In November 1997, the Free University of Berlin held a semester-long lecture series. It was open to the public and took place inside a hall that could accommodate 164 people. Called 'Myth and Politics: Diana – from the Princess of Wales to the Queen of Hearts', the assistant professor Sigrid Koch-Baumgarten elaborated, "We got interested in understanding this phenomenon and its roots and examining the political effects . . . (Students) don't get any credits. If they go, it's out of pure interest." Of Diana's death, Sarah Bradford recalled, "It was the most extraordinary thing I've ever seen in my lifetime in this country. It was just a wave of emotion – unthinking emotion." At the time, Queen Elizabeth II expressed, "I have done my best with Prince Phillip's constant love and help to interpret correctly through the years of our marriage and of my reign as your Queen and we shall as a family try together to do so in the future."
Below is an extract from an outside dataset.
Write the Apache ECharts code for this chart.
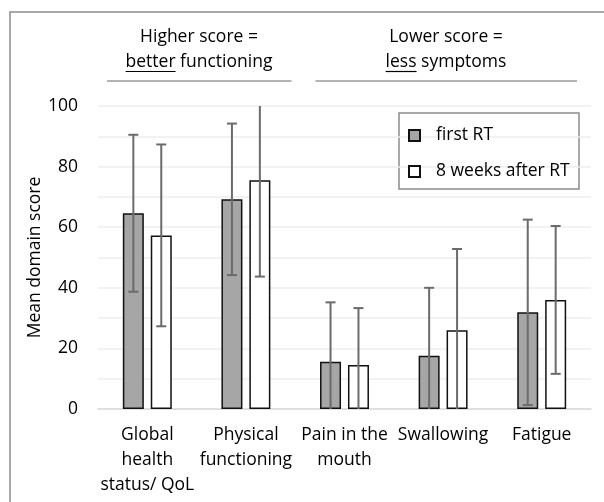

Historian David Cannadine made the observation in 2002, "If we look at the Monarchy from the 1830s to the present day (2002) one point above all other stands out and that is, the present Queen's reign when taken as a whole is very much Queen Victoria's reign but in reverse. In Queen Victoria's reign the British Monarchy began as a small scale thing and became grander and grander and grander. In the present Queen's reign it began (in June 1953) very grand and it's becoming smaller and smaller and smaller or at least it ought to be, becoming smaller and smaller and smaller. But making thing smaller is much harder than making thing bigger." Historian John Grigg added, "There would have been 3 Royal stars in this century (until 2002): the previous Prince of Wales who became Edward the VIII, the Princess of Wales - Princess Diana, and another, the Queen's Mother." Richard Kay believed, "I think William will be a massive shot in the arm for the Monarchy. I think it will be a complete transformation of the Monarchy and I think we will then, by then, see the Monarchy much more like its European cousins. It will be a slim down version of what it is today (or during the Diana's years)."